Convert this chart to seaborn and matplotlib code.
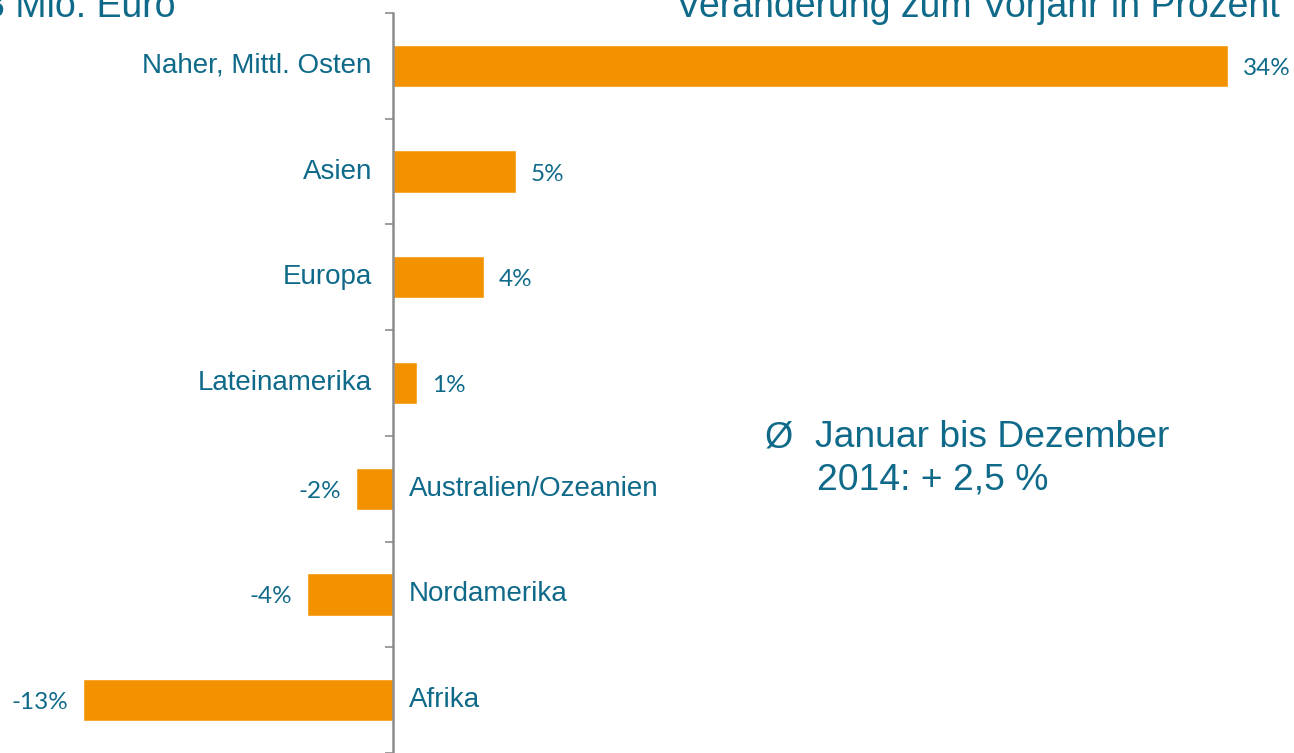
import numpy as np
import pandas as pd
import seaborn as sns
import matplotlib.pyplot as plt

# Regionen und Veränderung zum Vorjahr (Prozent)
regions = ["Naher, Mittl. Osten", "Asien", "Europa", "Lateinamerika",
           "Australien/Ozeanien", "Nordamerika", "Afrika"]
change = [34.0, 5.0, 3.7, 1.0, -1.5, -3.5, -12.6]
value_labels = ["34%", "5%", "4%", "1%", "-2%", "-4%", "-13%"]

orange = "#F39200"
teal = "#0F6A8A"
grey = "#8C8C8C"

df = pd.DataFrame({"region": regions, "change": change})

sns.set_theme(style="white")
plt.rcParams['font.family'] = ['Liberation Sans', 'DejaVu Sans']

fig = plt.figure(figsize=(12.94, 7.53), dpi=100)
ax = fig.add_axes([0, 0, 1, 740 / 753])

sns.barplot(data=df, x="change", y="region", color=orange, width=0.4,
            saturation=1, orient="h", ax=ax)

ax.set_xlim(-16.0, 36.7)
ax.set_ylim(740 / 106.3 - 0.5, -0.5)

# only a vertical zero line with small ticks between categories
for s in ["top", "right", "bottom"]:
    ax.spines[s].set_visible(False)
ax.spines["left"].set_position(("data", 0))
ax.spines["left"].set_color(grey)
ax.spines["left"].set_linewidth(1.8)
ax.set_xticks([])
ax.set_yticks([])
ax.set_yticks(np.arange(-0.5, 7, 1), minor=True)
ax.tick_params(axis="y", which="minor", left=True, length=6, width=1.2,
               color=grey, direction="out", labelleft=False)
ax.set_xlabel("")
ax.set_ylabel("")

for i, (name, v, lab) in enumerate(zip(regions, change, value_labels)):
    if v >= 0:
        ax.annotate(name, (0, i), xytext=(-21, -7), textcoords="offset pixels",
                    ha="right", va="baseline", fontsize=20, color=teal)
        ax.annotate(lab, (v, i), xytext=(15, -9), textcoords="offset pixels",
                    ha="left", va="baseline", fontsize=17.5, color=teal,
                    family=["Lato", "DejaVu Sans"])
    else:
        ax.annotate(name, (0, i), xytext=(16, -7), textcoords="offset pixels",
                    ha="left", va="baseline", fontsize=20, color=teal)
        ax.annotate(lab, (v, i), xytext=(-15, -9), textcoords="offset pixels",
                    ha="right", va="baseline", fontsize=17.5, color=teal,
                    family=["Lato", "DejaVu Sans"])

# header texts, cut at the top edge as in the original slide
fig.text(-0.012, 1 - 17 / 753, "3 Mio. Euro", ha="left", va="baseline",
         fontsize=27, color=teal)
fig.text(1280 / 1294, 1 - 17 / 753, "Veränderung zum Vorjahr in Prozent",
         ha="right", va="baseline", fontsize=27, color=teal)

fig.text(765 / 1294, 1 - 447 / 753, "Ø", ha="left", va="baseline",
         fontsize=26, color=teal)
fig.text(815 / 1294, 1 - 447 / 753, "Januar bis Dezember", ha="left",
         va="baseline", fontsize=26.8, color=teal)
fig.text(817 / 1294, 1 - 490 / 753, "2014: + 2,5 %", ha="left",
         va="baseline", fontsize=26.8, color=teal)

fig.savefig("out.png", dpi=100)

+ + + +

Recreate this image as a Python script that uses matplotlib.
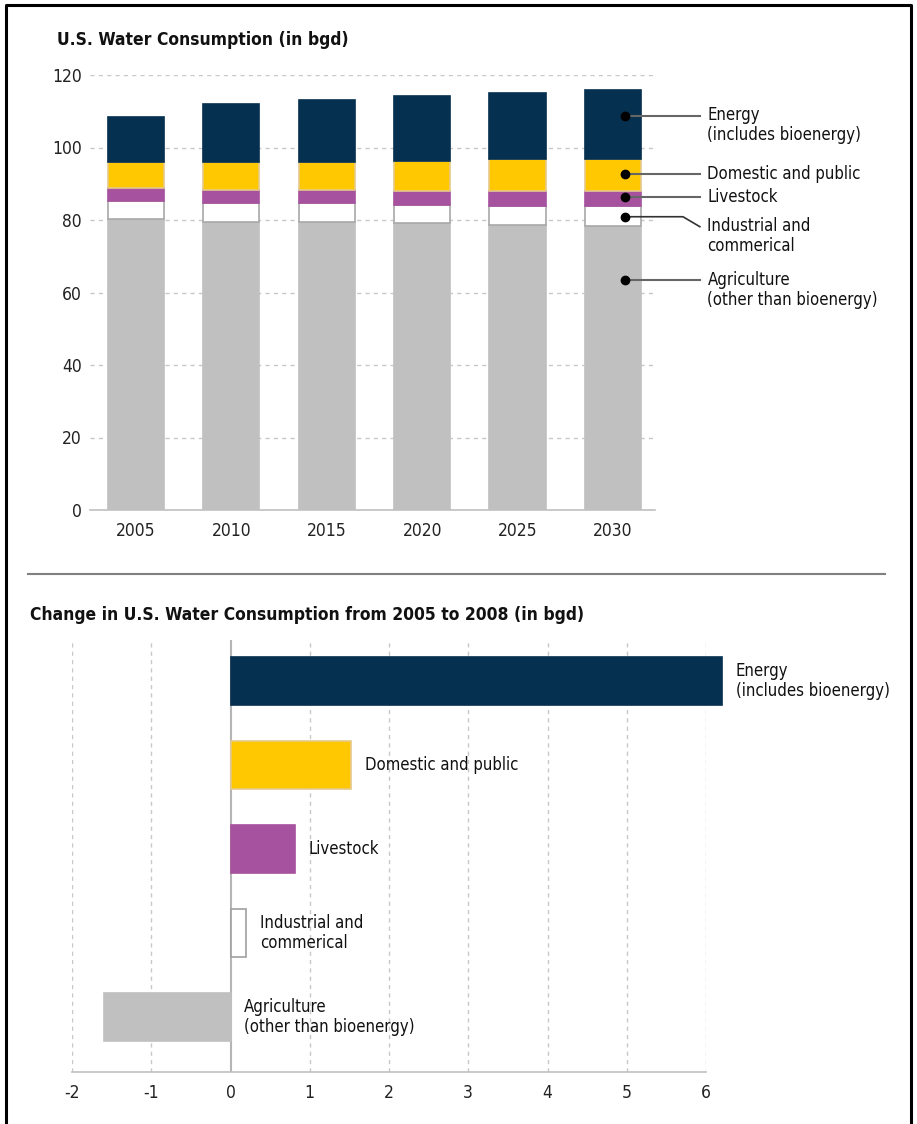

+ + + +

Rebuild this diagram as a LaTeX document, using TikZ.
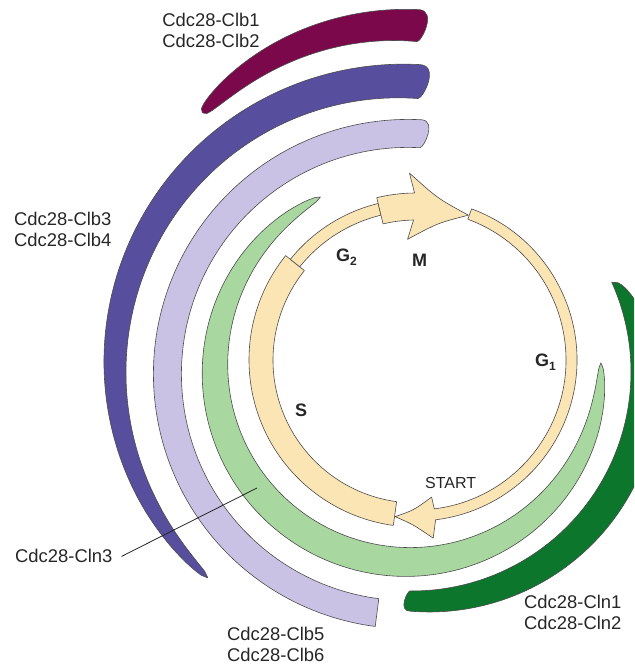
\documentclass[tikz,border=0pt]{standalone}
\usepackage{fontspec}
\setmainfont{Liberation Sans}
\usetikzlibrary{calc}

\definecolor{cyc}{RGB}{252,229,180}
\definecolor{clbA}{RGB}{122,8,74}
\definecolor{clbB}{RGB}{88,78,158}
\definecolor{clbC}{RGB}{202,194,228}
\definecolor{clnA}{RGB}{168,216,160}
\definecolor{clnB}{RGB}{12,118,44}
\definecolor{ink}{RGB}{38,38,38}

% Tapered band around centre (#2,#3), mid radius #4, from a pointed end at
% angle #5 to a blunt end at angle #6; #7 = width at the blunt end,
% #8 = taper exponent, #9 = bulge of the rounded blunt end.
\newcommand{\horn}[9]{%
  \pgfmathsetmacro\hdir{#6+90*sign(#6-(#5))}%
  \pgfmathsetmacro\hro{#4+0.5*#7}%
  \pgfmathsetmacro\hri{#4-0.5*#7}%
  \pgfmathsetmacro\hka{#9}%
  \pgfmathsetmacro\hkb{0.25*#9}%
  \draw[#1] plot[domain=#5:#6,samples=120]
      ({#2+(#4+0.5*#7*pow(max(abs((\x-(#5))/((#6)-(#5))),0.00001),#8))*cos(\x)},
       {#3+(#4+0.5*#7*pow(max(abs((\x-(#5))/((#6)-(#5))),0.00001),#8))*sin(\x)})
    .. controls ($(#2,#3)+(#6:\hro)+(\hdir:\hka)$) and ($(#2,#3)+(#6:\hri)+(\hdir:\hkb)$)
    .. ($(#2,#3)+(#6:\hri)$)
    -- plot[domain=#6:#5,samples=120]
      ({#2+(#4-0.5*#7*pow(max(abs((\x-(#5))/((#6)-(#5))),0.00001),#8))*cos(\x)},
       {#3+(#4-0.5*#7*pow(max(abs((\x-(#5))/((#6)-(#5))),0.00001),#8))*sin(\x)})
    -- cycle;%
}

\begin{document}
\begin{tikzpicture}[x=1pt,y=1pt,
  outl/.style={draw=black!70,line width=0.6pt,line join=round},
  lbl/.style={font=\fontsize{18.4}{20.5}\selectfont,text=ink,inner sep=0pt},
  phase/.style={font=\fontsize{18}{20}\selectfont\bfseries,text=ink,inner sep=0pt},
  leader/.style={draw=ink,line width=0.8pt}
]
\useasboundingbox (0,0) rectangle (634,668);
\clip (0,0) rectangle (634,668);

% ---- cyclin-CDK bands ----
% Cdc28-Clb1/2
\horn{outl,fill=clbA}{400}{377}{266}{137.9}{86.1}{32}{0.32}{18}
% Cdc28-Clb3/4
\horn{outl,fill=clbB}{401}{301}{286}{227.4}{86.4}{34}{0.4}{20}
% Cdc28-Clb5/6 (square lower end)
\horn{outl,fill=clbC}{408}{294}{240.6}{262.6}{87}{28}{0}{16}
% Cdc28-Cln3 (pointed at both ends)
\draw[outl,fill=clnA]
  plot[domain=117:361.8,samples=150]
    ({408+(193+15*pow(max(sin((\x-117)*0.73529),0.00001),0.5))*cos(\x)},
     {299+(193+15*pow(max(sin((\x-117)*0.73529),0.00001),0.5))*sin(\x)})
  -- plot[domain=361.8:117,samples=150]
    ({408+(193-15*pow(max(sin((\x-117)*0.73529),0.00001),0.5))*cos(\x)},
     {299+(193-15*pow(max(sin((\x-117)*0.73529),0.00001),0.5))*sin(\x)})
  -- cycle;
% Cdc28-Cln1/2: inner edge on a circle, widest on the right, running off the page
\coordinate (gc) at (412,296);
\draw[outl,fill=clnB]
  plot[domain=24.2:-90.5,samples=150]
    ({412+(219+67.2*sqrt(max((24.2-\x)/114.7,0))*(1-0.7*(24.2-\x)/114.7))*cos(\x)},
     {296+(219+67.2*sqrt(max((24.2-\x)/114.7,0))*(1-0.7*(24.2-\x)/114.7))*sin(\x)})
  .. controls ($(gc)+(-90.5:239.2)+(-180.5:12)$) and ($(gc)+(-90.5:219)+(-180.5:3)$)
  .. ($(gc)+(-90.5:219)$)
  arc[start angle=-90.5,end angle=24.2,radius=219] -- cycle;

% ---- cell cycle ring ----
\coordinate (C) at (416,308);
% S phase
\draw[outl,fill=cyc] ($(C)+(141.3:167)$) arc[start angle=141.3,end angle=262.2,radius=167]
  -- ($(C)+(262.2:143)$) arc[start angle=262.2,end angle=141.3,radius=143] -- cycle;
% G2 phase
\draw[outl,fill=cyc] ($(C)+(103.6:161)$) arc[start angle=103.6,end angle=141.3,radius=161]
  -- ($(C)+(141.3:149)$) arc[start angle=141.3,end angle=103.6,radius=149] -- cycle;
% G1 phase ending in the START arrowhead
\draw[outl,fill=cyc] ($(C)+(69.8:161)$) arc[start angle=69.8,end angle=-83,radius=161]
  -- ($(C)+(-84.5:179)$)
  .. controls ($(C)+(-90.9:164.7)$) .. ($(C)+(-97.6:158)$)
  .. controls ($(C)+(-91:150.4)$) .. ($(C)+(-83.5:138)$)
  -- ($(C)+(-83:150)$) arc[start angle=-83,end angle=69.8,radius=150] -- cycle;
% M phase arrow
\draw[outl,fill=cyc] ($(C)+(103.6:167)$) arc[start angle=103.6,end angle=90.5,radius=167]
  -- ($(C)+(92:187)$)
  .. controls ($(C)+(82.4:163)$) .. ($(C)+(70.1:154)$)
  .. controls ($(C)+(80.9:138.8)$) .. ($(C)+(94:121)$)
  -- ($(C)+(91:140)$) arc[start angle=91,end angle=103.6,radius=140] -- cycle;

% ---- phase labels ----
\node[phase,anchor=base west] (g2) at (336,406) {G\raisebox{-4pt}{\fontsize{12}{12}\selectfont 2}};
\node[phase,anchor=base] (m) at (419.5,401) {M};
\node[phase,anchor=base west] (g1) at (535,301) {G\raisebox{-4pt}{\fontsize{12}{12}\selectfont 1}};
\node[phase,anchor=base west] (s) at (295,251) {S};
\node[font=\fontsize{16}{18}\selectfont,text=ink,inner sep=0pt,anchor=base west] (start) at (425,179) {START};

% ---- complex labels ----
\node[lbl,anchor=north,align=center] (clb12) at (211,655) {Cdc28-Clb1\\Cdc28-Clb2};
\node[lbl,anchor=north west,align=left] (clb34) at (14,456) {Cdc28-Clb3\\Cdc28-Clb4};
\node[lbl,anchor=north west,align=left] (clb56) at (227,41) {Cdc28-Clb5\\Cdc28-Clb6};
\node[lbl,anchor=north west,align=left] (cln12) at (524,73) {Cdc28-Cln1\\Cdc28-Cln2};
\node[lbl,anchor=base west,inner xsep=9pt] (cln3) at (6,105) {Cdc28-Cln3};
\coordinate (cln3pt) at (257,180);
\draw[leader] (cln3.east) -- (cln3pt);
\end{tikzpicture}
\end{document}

+ + + +

Task requirements
Look above and copy only the lines from the one holding "Convert this chart" to the one holding "ax.set_ylim(740 / 106.3 - 0.5, -0.5)", both included, exactly, minus the pictures.

Result for this exercise
Convert this chart to seaborn and matplotlib code.
import numpy as np
import pandas as pd
import seaborn as sns
import matplotlib.pyplot as plt

# Regionen und Veränderung zum Vorjahr (Prozent)
regions = ["Naher, Mittl. Osten", "Asien", "Europa", "Lateinamerika",
           "Australien/Ozeanien", "Nordamerika", "Afrika"]
change = [34.0, 5.0, 3.7, 1.0, -1.5, -3.5, -12.6]
value_labels = ["34%", "5%", "4%", "1%", "-2%", "-4%", "-13%"]

orange = "#F39200"
teal = "#0F6A8A"
grey = "#8C8C8C"

df = pd.DataFrame({"region": regions, "change": change})

sns.set_theme(style="white")
plt.rcParams['font.family'] = ['Liberation Sans', 'DejaVu Sans']

fig = plt.figure(figsize=(12.94, 7.53), dpi=100)
ax = fig.add_axes([0, 0, 1, 740 / 753])

sns.barplot(data=df, x="change", y="region", color=orange, width=0.4,
            saturation=1, orient="h", ax=ax)

ax.set_xlim(-16.0, 36.7)
ax.set_ylim(740 / 106.3 - 0.5, -0.5)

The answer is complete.